→ **Requirements**: Quote word for word the lines below, beginning with the first and ending with the one that has "theta = np.linspace(0, 2 * np.pi, 181)". Drop the pictures.

— Begin —

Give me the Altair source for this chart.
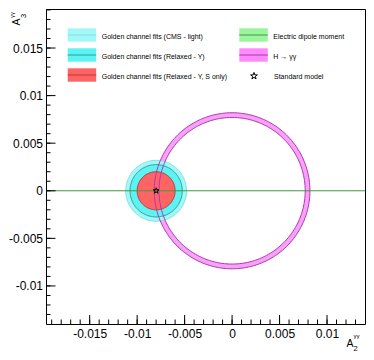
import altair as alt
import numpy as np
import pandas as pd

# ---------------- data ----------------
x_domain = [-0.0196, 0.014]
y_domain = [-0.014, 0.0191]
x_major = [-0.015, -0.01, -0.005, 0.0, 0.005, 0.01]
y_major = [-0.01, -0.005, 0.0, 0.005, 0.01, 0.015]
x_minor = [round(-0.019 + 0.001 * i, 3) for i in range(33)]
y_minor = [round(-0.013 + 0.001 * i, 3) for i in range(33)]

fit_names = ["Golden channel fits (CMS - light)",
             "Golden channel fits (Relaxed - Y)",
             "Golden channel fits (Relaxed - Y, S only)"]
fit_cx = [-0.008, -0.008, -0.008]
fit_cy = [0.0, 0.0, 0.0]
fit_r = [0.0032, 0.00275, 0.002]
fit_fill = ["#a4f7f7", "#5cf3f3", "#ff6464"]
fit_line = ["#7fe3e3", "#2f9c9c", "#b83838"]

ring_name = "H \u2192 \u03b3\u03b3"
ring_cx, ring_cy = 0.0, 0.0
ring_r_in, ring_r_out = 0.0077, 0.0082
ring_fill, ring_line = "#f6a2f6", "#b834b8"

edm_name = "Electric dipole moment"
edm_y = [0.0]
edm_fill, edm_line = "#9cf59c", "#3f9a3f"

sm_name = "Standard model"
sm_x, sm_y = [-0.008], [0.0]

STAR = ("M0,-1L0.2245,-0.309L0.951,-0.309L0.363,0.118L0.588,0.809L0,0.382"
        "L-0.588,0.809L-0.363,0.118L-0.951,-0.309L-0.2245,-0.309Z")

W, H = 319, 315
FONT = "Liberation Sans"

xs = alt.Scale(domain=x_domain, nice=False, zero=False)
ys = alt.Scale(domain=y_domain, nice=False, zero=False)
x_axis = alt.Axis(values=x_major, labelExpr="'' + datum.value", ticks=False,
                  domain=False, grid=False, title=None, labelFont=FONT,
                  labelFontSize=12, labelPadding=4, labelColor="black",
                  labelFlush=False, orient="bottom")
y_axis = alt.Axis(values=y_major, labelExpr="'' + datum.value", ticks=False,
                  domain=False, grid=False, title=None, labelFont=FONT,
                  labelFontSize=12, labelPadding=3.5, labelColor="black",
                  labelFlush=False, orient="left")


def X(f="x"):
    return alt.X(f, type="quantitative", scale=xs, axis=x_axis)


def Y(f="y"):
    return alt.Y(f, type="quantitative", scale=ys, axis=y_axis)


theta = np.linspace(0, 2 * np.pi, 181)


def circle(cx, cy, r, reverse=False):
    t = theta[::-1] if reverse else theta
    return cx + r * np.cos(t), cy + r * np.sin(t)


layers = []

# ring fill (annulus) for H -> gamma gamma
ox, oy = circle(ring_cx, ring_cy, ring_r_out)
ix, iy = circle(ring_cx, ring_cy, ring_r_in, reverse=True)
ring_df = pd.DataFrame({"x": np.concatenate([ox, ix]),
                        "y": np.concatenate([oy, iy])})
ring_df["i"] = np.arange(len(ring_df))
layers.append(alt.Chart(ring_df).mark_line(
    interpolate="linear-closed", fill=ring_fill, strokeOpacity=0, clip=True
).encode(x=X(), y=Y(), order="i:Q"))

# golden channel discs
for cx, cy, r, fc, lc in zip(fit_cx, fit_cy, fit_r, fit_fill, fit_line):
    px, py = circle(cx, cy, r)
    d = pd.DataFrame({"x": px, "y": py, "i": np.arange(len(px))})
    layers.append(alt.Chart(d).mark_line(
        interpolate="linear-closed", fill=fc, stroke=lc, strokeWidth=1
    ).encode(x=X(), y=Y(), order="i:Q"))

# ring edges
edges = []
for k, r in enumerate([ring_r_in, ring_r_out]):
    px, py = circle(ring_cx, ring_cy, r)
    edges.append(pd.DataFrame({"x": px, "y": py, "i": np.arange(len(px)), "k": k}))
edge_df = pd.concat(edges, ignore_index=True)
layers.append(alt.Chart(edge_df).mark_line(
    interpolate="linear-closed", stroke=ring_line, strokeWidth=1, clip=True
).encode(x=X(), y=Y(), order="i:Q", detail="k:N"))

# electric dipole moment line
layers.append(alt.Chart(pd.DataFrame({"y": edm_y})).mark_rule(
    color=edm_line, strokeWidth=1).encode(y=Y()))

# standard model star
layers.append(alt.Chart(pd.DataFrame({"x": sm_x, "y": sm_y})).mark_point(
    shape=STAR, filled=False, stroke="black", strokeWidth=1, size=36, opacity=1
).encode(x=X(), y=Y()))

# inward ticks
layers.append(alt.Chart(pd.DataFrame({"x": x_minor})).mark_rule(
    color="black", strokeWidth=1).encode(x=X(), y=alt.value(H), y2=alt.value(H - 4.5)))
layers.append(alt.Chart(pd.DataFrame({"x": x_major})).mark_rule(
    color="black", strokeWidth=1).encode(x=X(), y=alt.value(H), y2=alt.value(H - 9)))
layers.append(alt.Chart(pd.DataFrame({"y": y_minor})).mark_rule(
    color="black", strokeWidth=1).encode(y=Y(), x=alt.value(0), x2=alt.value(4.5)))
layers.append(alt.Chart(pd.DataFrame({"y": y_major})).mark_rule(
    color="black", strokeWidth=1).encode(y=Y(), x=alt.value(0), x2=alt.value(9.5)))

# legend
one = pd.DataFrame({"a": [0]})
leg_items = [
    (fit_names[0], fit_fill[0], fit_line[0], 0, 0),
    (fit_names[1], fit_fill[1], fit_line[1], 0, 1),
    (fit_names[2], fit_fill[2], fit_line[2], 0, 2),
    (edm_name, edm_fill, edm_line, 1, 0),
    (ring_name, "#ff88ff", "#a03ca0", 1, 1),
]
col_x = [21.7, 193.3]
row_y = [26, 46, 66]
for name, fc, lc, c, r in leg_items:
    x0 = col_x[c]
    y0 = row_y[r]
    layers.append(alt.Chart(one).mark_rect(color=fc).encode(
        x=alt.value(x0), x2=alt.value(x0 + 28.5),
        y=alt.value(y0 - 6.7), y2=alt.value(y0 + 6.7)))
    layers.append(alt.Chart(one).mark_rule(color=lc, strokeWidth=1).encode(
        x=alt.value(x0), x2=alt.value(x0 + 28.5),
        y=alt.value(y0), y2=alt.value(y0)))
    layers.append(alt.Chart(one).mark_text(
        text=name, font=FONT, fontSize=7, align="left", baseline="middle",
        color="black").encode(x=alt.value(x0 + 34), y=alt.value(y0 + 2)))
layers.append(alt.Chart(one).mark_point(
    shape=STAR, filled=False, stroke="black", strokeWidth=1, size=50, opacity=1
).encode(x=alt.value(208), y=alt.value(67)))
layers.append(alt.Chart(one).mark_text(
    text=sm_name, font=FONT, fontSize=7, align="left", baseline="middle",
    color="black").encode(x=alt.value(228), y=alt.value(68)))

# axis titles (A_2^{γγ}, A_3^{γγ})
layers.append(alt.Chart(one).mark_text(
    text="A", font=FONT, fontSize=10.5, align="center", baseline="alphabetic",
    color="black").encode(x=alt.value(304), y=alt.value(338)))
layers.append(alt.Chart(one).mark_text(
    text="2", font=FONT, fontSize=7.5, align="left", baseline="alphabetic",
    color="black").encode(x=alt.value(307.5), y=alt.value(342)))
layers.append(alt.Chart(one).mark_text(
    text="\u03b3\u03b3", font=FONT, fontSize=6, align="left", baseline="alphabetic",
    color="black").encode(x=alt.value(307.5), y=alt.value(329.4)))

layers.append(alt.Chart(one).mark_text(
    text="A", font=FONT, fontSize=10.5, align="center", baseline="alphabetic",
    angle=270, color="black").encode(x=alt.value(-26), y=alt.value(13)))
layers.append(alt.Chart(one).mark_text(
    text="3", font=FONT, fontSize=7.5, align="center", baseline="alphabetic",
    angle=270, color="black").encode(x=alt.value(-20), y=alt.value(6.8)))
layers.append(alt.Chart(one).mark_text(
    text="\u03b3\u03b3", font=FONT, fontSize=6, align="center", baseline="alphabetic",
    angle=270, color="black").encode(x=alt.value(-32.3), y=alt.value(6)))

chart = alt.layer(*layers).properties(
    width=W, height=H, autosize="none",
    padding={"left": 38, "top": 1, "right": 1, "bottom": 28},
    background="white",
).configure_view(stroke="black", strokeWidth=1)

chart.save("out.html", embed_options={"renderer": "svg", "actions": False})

— End —

→ **The output**:
Give me the Altair source for this chart.
import altair as alt
import numpy as np
import pandas as pd

# ---------------- data ----------------
x_domain = [-0.0196, 0.014]
y_domain = [-0.014, 0.0191]
x_major = [-0.015, -0.01, -0.005, 0.0, 0.005, 0.01]
y_major = [-0.01, -0.005, 0.0, 0.005, 0.01, 0.015]
x_minor = [round(-0.019 + 0.001 * i, 3) for i in range(33)]
y_minor = [round(-0.013 + 0.001 * i, 3) for i in range(33)]

fit_names = ["Golden channel fits (CMS - light)",
             "Golden channel fits (Relaxed - Y)",
             "Golden channel fits (Relaxed - Y, S only)"]
fit_cx = [-0.008, -0.008, -0.008]
fit_cy = [0.0, 0.0, 0.0]
fit_r = [0.0032, 0.00275, 0.002]
fit_fill = ["#a4f7f7", "#5cf3f3", "#ff6464"]
fit_line = ["#7fe3e3", "#2f9c9c", "#b83838"]

ring_name = "H \u2192 \u03b3\u03b3"
ring_cx, ring_cy = 0.0, 0.0
ring_r_in, ring_r_out = 0.0077, 0.0082
ring_fill, ring_line = "#f6a2f6", "#b834b8"

edm_name = "Electric dipole moment"
edm_y = [0.0]
edm_fill, edm_line = "#9cf59c", "#3f9a3f"

sm_name = "Standard model"
sm_x, sm_y = [-0.008], [0.0]

STAR = ("M0,-1L0.2245,-0.309L0.951,-0.309L0.363,0.118L0.588,0.809L0,0.382"
        "L-0.588,0.809L-0.363,0.118L-0.951,-0.309L-0.2245,-0.309Z")

W, H = 319, 315
FONT = "Liberation Sans"

xs = alt.Scale(domain=x_domain, nice=False, zero=False)
ys = alt.Scale(domain=y_domain, nice=False, zero=False)
x_axis = alt.Axis(values=x_major, labelExpr="'' + datum.value", ticks=False,
                  domain=False, grid=False, title=None, labelFont=FONT,
                  labelFontSize=12, labelPadding=4, labelColor="black",
                  labelFlush=False, orient="bottom")
y_axis = alt.Axis(values=y_major, labelExpr="'' + datum.value", ticks=False,
                  domain=False, grid=False, title=None, labelFont=FONT,
                  labelFontSize=12, labelPadding=3.5, labelColor="black",
                  labelFlush=False, orient="left")


def X(f="x"):
    return alt.X(f, type="quantitative", scale=xs, axis=x_axis)


def Y(f="y"):
    return alt.Y(f, type="quantitative", scale=ys, axis=y_axis)


theta = np.linspace(0, 2 * np.pi, 181)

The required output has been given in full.